SuperHero of the Day
Which superhero was created to be a satirical take on Captain America?
- His alter ego is television newscaster Johnny Flagg.
- His character inspired the creation of another superhero spoof, "The First American" in 1999's Tomorrow Stories.
- Although his body is Johnny's, his brain is actually that of his brother, Nelson.
- His sidekick is Speedboy.
The Fighting American
The 1950s comics scene was dominated by horror and crime comics, or witch hunts and scare stories, and was characterized by long-established comic-book companies going under. Into this unpromising environment Joe Simon and Jack Kirby launched Fighting American in 1954 (published by Prize Comics), which the creative duo hailed as the first superhero satire in comics history. Interestingly, Marvel Comics had revived Captain America just eight months earlier, and it is intriguing to ponder if Simon and Kirby created the Fighting American as a riposte to their earlier superhero creation. Indeed, the pair's avowed aim was to make the public forget Captain America entirely; clearly, this did not happen.
The first issue of Fighting American introduced readers to patriotic television newscaster Johnny Flagg, a war hero much given to warning America about the dangers of communism. Those self-same communist agitators promptly beat him close to death, but on his deathbed he asks his feeble brother Nelson (who had been scripting Johnny's red-baiting speeches all along) to carry on his fight. Days later, the army summons Nelson to a secret lab where Johnny's revitalized body has been dressed in a stylish red, white, and blue costume. In the ensuing operation, Nelson's brain is transferred to Johnny's body and the fearless Fighting American is born; what happened to Nelson's body is never revealed (and Nelson himself does not refer to the event again).
Just as Captain America had a sidekick, the Fighting American soon acquired his own young assistant, Speedboy, a young pageboy who stumbled across Johnny/Nelson's secret identity and was instantly recruited to the cause. Again, like Captain America's 1950s adventures, the Fighting American was rabidly anticommunist, although Simon and Kirby played it all strictly for laughs. Indeed, there has never been a stranger collection of bizarre villains in comics history. Among the varied villains on display, the unsuspecting reader could come across the likes of Invisible Irving, Double Header (who, of course, had two heads), Hotsky Trotsky, Poison Ivan, Count Yuscha Liffso, Superkhakalovitch, and Square Hair Malloy. Not content with outlandish bad guys, the strip also featured weird guest stars like Uncle Samurai, Shiskabob the Sorcerer, and Yafata's Moustache, along with a bevy of buxom femme fatales, including Charity Bizarre, Scarlet O'Haircut, and Lucy Liverwurst.

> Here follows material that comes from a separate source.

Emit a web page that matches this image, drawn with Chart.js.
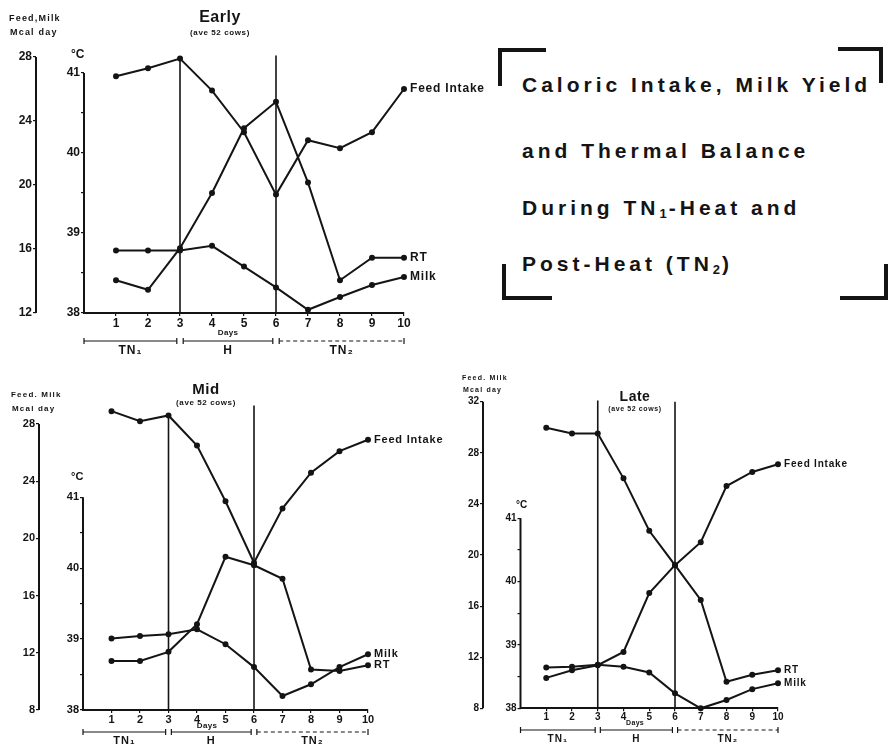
<!DOCTYPE html>
<html>
<head>
<meta charset="utf-8">
<script src="https://cdn.jsdelivr.net/npm/chart.js@4.4.1/dist/chart.umd.min.js"></script>
<style>
  body { margin: 0; background: #fff; }
  #wrap { position: relative; width: 890px; height: 749px; overflow: hidden; background: #fff; }
  canvas { position: absolute; }
  .ttl { position: absolute; left: 522px; font: bold 21px "Liberation Sans", Arial, sans-serif;
         letter-spacing: 4px; line-height: 21px; color: #141414; white-space: nowrap; }
  .ttl sub { font-size: 13px; vertical-align: -3px; letter-spacing: 2px; }
  .br { position: absolute; background: #141414; }
</style>
</head>
<body>
<div id="wrap">
  <canvas id="cEarly" width="490" height="370" style="left:0;top:0"></canvas>
  <canvas id="cMid" width="450" height="369" style="left:0;top:380px"></canvas>
  <canvas id="cLate" width="440" height="379" style="left:450px;top:370px"></canvas>

  <div class="ttl" style="top:74px">Caloric Intake, Milk Yield</div>
  <div class="ttl" style="top:140px">and Thermal Balance</div>
  <div class="ttl" style="top:197px">During TN<sub>1</sub>-Heat and</div>
  <div class="ttl" style="top:253px">Post-Heat (TN<sub>2</sub>)</div>

  <div class="br" style="left:498px;top:48px;width:48px;height:4px"></div>
  <div class="br" style="left:498px;top:48px;width:4px;height:38px"></div>
  <div class="br" style="left:838px;top:47px;width:45px;height:4px"></div>
  <div class="br" style="left:879px;top:47px;width:4px;height:36px"></div>
  <div class="br" style="left:502px;top:264px;width:4px;height:36px"></div>
  <div class="br" style="left:502px;top:296px;width:50px;height:4px"></div>
  <div class="br" style="left:884px;top:264px;width:4px;height:36px"></div>
  <div class="br" style="left:840px;top:296px;width:48px;height:4px"></div>
</div>
<script>
// days of the trial; heat stress from day 3 to day 6
const days = [1, 2, 3, 4, 5, 6, 7, 8, 9, 10];
const heatStart = 3;
const heatEnd = 6;
const periods = ['TN₁', 'H', 'TN₂'];
const periodSpans = [[0, 2.9], [3.1, 5.9], [6.1, 10]];

// Early lactation (Mcal/day and °C)
const earlyFeed = [26.8, 27.3, 27.9, 25.9, 23.3, 19.4, 22.8, 22.3, 23.3, 26.0];
const earlyRT   = [38.41, 38.29, 38.81, 39.5, 40.31, 40.64, 39.63, 38.41, 38.69, 38.69];
const earlyMilk = [15.9, 15.9, 15.9, 16.2, 14.9, 13.6, 12.2, 13.0, 13.75, 14.25];

// Mid lactation
const midFeed = [28.9, 28.2, 28.6, 26.5, 22.6, 18.3, 22.1, 24.6, 26.1, 26.9];
const midRT   = [38.69, 38.69, 38.82, 39.21, 40.16, 40.04, 39.85, 38.57, 38.55, 38.63];
const midMilk = [13.0, 13.17, 13.3, 13.64, 12.6, 11.0, 8.98, 9.8, 11.0, 11.9];

// Late lactation
const lateFeed = [29.96, 29.52, 29.52, 26.0, 21.9, 19.2, 21.0, 25.4, 26.5, 27.1];
const lateRT   = [38.48, 38.6, 38.68, 38.89, 39.82, 40.26, 39.71, 38.42, 38.53, 38.6];
const lateMilk = [11.2, 11.25, 11.4, 11.25, 10.8, 9.17, 8.0, 8.65, 9.5, 9.96];

const tempTicks = [38, 38.5, 39, 39.5, 40, 40.5, 41];
const ink = '#141414';
const FAM = '"Liberation Sans", Arial, sans-serif';

function panel(id, o) {
  const series = (label, vals, axis) => ({
    label: label,
    data: days.map((d, i) => ({ x: d, y: vals[i] })),
    yAxisID: axis,
    borderColor: ink,
    backgroundColor: ink,
    borderWidth: 2,
    pointRadius: 2,
    pointHoverRadius: 2,
    tension: 0,
    clip: false
  });

  const txt = (ctx, s, x, y, size, align, spacing, weight) => {
    ctx.font = (weight || 'bold') + ' ' + size + 'px ' + FAM;
    ctx.textAlign = align || 'left';
    ctx.textBaseline = 'middle';
    ctx.letterSpacing = (spacing || 0) + 'px';
    ctx.fillText(s, x, y);
  };

  const deco = {
    id: 'deco',
    afterDraw(chart) {
      const { ctx, chartArea: a, scales: { x, feed, temp } } = chart;
      ctx.save();
      ctx.strokeStyle = ink;
      ctx.fillStyle = ink;
      const seg = (x1, y1, x2, y2) => { ctx.beginPath(); ctx.moveTo(x1, y1); ctx.lineTo(x2, y2); ctx.stroke(); };

      // the two value axes stop at their last labelled tick
      ctx.lineWidth = 2;
      seg(feed.right, feed.getPixelForValue(o.feedMin), feed.right, feed.getPixelForValue(o.feedAxisTop));
      seg(temp.right, temp.getPixelForValue(38), temp.right, temp.getPixelForValue(41));

      // start and end of heat
      ctx.lineWidth = 1.6;
      [heatStart, heatEnd].forEach((d, i) => {
        const px = x.getPixelForValue(d);
        seg(px, a.bottom, px, feed.getPixelForValue(o.vTop[i]));
      });

      // axis headers and titles
      txt(ctx, o.hdr1, o.hdrX, o.hdrY, o.hdrSize, 'left', 1.2);
      txt(ctx, 'Mcal day', o.hdrX + 1, o.hdrY + o.hdrGap, o.hdrSize, 'left', 1.2);
      txt(ctx, '°C', o.degX, o.degY, o.tick, 'left', 0);
      txt(ctx, o.title, o.titleX, o.titleY, o.titleSize, 'center', 0.5);
      txt(ctx, '(ave 52 cows)', o.titleX, o.subY, o.subSize, 'center', 0.6);

      // series names at line ends
      const names = ['Feed Intake', 'RT', 'Milk'];
      names.forEach((n, i) => {
        const pts = chart.getDatasetMeta(i).data;
        const p = pts[pts.length - 1];
        txt(ctx, n, p.x + 6, p.y, o.lab, 'left', 0.8);
      });

      // "Days" and period brackets
      txt(ctx, 'Days', x.getPixelForValue(o.daysAt), o.daysY, o.subSize, 'center', 0.3);
      ctx.lineWidth = 1.2;
      periodSpans.forEach((s, i) => {
        const x1 = x.getPixelForValue(s[0]);
        const x2 = x.getPixelForValue(s[1]);
        ctx.setLineDash(i === 2 ? [4, 3] : []);
        seg(x1, o.brY, x2, o.brY);
        ctx.setLineDash([]);
        seg(x1, o.brY - 3, x1, o.brY + 3);
        seg(x2, o.brY - 3, x2, o.brY + 3);
        txt(ctx, periods[i], (x1 + x2) / 2, o.perY, o.tick, 'center', 1);
      });
      ctx.restore();
    }
  };

  const tickFont = { family: FAM, size: o.tick, weight: 'bold' };
  const grid = { drawOnChartArea: false, drawTicks: true, tickLength: 3, color: ink, lineWidth: 1.2 };

  return new Chart(document.getElementById(id), {
    type: 'line',
    data: {
      datasets: [
        series('Feed Intake', o.feed, 'feed'),
        series('RT', o.rt, 'temp'),
        series('Milk', o.milk, 'feed')
      ]
    },
    options: {
      responsive: false,
      animation: false,
      events: [],
      layout: { padding: { left: 0, top: o.top, right: o.right, bottom: o.bottom } },
      plugins: { legend: { display: false }, tooltip: { enabled: false } },
      scales: {
        x: {
          type: 'linear', min: 0, max: 10,
          afterBuildTicks: s => { s.ticks = days.map(v => ({ value: v })); },
          afterFit: s => { s.height = 24; },
          grid: grid,
          border: { display: true, color: ink, width: 2 },
          ticks: { color: ink, font: tickFont, padding: 0, maxRotation: 0, autoSkip: false }
        },
        feed: {
          type: 'linear', position: 'left', weight: 2, min: o.feedMin, max: o.feedMax,
          afterBuildTicks: s => { s.ticks = o.feedTicks.map(v => ({ value: v })); },
          afterFit: s => { s.width = o.w1; },
          grid: grid,
          border: { display: false },
          ticks: { color: ink, font: tickFont, padding: 1 }
        },
        temp: {
          type: 'linear', position: 'left', weight: 1, min: 38, max: o.tempMax,
          afterBuildTicks: s => { s.ticks = tempTicks.map(v => ({ value: v })); },
          afterFit: s => { s.width = o.w2; },
          grid: grid,
          border: { display: false },
          ticks: { color: ink, font: tickFont, padding: 1, callback: v => Number.isInteger(v) ? String(v) : '' }
        }
      }
    },
    plugins: [deco]
  });
}

panel('cEarly', {
  feed: earlyFeed, rt: earlyRT, milk: earlyMilk,
  feedMin: 12, feedMax: 28, feedAxisTop: 28, feedTicks: [12, 16, 20, 24, 28], tempMax: 41.2,
  w1: 36, w2: 48, top: 57, right: 86, bottom: 33,
  vTop: [27.9, 28.1], tick: 12, lab: 12,
  hdr1: 'Feed,Milk', hdrX: 9, hdrY: 19, hdrGap: 14, hdrSize: 9,
  degX: 71, degY: 55,
  title: 'Early', titleX: 220, titleY: 18, titleSize: 16, subY: 33, subSize: 8,
  daysAt: 4.5, daysY: 333, brY: 341, perY: 351
});

panel('cMid', {
  feed: midFeed, rt: midRT, milk: midMilk,
  feedMin: 8, feedMax: 29.68, feedAxisTop: 28, feedTicks: [8, 12, 16, 20, 24, 28], tempMax: 42.37,
  w1: 39, w2: 44, top: 20, right: 82, bottom: 15,
  vTop: [28.7, 29.3], tick: 11, lab: 11,
  hdr1: 'Feed. Milk', hdrX: 11, hdrY: 15, hdrGap: 14, hdrSize: 8,
  degX: 71, degY: 97,
  title: 'Mid', titleX: 206, titleY: 10, titleSize: 15, subY: 23, subSize: 8,
  daysAt: 4.35, daysY: 346, brY: 352, perY: 361
});

panel('cLate', {
  feed: lateFeed, rt: lateRT, milk: lateMilk,
  feedMin: 8, feedMax: 32, feedAxisTop: 32, feedTicks: [8, 12, 16, 20, 24, 28, 32], tempMax: 42.84,
  w1: 33, w2: 37.5, top: 31.7, right: 112, bottom: 16.7,
  vTop: [32.1, 32.0], tick: 10, lab: 10,
  hdr1: 'Feed. Milk', hdrX: 12, hdrY: 8, hdrGap: 12, hdrSize: 7,
  degX: 66, degY: 135,
  title: 'Late', titleX: 185, titleY: 27, titleSize: 14, subY: 39, subSize: 7,
  daysAt: 4.45, daysY: 353, brY: 360, perY: 369
});
</script>
</body>
</html>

Simon and Kirby were long-established comics pros but their roots were in the unsophisticated, hard-living slums of New York and the comic reflected this environment. The humor was broad, slapstick comedy, full of joke Yiddish names, ethnic stereotypes, and resolute political incorrectness. In spite of (or because of) this, the feature was genuinely funny. However, the mid-1950s were not a good time for superheroes, and Fighting American lasted a mere seven issues. Eleven years later (in 1966), Simon revived the comic during his short-lived stint as an editor at Harvey Comics; this comic combined reprints with strips intended for the old, unpublished eighth issue. Harvey pulled the plug on its superheroes with only one issue released, even though a second issue was ready for printing, but Simon retained his copyright on the character, waiting for the right moment to unleash his hero again.
After a long wait, the character returned in 1989, in a deluxe hardback compilation of his 1950s strips, issued by Marvel Comics. This heralded a decade of bizarre miniseries. The first of these, published by DC Comics in 1994, retold the character's origin story but updated it to the present day, dumping the treacherous commies but keeping the strange villains (such as the Media Circus and the Gross National Product). The Fighting American's next outing had as convoluted an origin as any comic of recent years. In the mid-1990s, Marvel revamped a host of its comics in a campaign called "Heroes Reborn." One of these--Captain America--was produced by the controversial Rob Liefeld. The Heroes Reborn line was jettisoned after a year, but Liefeld had already drawn some more issues that he was determined to use, and so he made some art changes, renamed the hero Agent America, and prepared to release it under his own company, Awesome Entertainment. Marvel immediately sued over the blatant similarities to its legendary Captain America, but Liefeld countered by licensing the Fighting American from Joe Simon, changing his leading characters (again), and redrawing the Nazis as communists. Such was the fervor for superheroes at the time that the Fighting American miniseries (in 1997) led to two further outings over the next couple of years. Neither added much to the hero's reputation, but the idea that new Fighting American stories came out of old Captain America strips was deliciously ironic.
While no new comics have appeared since 1999, the Fighting American was the inspiration behind Alan Moore's hilarious superhero spoof, "The First American" in Tomorrow Stories, and so his legacy lives on.